Drainage districts build up levees and floodwalls to protect what’s behind them. The Sny Island Drainage District’s levees are crucial to keep farmland, interstates, industry and about 1,200 residents from being flooded, said Mike Reed, the district’s superintendent.
“In December 2015, we had over 15,000 acres under water here in the Sny, inside the system, and without the Sny, all that water would have run directly into the river at an uncontrolled rate,” Reed said. “With the system in place, the water was pumped into the river and took 3 to 5 weeks or longer to get it into the system. So it controlled flooding, as well as prevents flooding.”
Reed denied that the Sny levees are higher than authorized by the Corps of Engineers.
Research has shown that raising levees will cause water levels to rise and worsen flooding.
“[The river] is like an eight-lane highway and you’re constricting it to a single lane,” said Nicholas Pinter, a geologist at the University of California-Davis. “So it’s inevitable that things get clogged up.”
The Illinois DNR’s proposed amendments are an attempt to bring the state’s flood control policy more in line with Missouri other states that border the Mississippi. Illinois’ rules regarding levee construction are relatively more stringent than neighboring states. Development in the floodplain can’t increase the flood stage, the level at which water will overflow the river banks, by more than a 10th of a foot. In Missouri, it can’t be increased by more than a foot.
“Illinois has a much higher standard than our neighboring states and is potentially at an unfair competitive disadvantage,” Ed Cross, the Illinois DNR’s director of communications, wrote in an email. “Illinois economic development and agricultural interests should not be forced to compete in an inconsistent interstate regulatory environment.
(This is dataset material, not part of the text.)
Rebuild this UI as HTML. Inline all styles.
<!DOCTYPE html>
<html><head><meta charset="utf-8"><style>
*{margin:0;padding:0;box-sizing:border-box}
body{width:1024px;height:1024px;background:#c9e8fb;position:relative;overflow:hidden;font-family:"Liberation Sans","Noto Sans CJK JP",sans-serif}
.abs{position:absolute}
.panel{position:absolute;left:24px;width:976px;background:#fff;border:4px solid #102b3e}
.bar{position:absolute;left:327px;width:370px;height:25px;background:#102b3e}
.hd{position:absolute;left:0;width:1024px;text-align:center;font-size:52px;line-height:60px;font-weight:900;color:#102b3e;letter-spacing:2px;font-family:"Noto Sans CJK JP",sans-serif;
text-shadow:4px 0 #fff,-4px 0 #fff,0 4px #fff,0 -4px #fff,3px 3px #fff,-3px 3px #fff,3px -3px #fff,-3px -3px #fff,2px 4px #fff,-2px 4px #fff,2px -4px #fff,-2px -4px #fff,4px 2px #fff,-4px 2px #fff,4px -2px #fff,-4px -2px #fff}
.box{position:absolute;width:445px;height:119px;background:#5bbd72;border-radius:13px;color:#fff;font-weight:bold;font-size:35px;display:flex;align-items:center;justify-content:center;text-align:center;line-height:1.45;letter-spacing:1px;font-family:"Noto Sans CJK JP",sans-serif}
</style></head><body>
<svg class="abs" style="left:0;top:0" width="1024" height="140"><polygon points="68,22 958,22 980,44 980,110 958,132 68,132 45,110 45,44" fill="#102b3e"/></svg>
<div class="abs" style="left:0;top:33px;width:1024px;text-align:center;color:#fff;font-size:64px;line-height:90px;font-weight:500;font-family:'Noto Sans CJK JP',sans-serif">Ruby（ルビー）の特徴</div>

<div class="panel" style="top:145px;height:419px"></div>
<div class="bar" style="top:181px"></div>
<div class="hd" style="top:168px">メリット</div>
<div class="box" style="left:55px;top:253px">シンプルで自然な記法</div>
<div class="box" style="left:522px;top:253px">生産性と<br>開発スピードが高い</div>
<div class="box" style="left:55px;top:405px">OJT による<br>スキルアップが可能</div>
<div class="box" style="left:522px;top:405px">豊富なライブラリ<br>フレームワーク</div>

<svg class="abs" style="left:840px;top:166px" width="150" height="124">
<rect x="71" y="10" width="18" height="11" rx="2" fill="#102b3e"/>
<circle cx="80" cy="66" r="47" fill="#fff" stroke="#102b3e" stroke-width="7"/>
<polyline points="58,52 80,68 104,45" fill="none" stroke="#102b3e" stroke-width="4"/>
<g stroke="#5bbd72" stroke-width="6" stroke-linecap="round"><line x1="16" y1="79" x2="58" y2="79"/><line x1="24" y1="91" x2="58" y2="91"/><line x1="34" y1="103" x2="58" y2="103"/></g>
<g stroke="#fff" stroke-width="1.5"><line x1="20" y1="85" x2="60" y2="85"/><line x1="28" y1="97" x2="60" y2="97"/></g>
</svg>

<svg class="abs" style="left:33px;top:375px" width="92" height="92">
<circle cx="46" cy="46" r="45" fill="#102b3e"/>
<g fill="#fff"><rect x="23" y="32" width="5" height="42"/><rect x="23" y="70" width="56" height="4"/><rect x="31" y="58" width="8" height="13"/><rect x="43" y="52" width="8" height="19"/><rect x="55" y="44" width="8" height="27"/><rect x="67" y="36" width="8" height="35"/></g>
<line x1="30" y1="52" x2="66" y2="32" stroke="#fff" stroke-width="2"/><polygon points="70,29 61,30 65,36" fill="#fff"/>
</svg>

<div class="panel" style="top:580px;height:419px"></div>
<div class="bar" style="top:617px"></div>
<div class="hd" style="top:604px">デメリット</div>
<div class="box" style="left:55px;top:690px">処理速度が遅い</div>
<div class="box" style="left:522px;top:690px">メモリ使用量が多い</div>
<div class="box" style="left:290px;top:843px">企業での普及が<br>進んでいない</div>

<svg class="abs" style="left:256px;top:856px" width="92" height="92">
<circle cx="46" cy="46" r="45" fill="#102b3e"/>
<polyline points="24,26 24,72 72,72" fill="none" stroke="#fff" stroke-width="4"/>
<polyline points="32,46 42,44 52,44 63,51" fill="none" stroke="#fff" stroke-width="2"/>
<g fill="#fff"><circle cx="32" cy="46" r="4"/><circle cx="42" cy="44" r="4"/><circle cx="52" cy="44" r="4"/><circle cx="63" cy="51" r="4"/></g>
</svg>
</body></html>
The state of Illinois is in favor of uniform standards for all states along the Upper Mississippi Flood Basin.”
The reason elevations are regulated is to avoid a “levee war,” in which a high levee on one side of the river causes people on the other side to build even higher levees to fend off floodwaters that get pushed in their direction.
“It’s not a matter of just everybody in your own best interests take care of yourself and raise your levees and do what you need to do to protect yourself,” said Scott Whitney, flood risk manager for the Corps’ Rock Island District. “Because it often comes at a cost or an expense to someone else, in terms of the impacts potentially moving across the river, down the river or up the river.”
Environmentalists worry that if Illinois loosens regulations on high levees that could have dangerous results, especially as 100-year flood events become more common due to climate change.
Olivia Dorothy, associate director at American Rivers, thinks that drainage districts need to work on lowering levees and setting them back from the river, Dorothy said. American Rivers is a group that advocates for measures to protect rivers and water quality.
“We need to be looking at strategies that drive that flood elevation down instead of pushing it higher and higher up and creating a greater risk for people that are living behind levee and people who are living in neighboring communities,” Dorothy said.
Illinois regulators have yet to decide on the proposed policy changes. But some, such as Missouri Attorney General Josh Hawley, urged Illinois lawmakers to wait until after the Corps of Engineers completes a study that could shed light on how levees and other structures contribute to flooding along the Mississippi River.
But some who live near the river say their experiences show a clear connection between recent river engineering and flooding.
“When I bought this house, it had not flooded in 15, 20 years,” said Richard Cottrell, who gives tours at a Victorian house in Clarksville, Missouri. “I’ve had it for 11 years and it’s flooded five times. You know it’s a change of what we’re doing, not the change of nature.”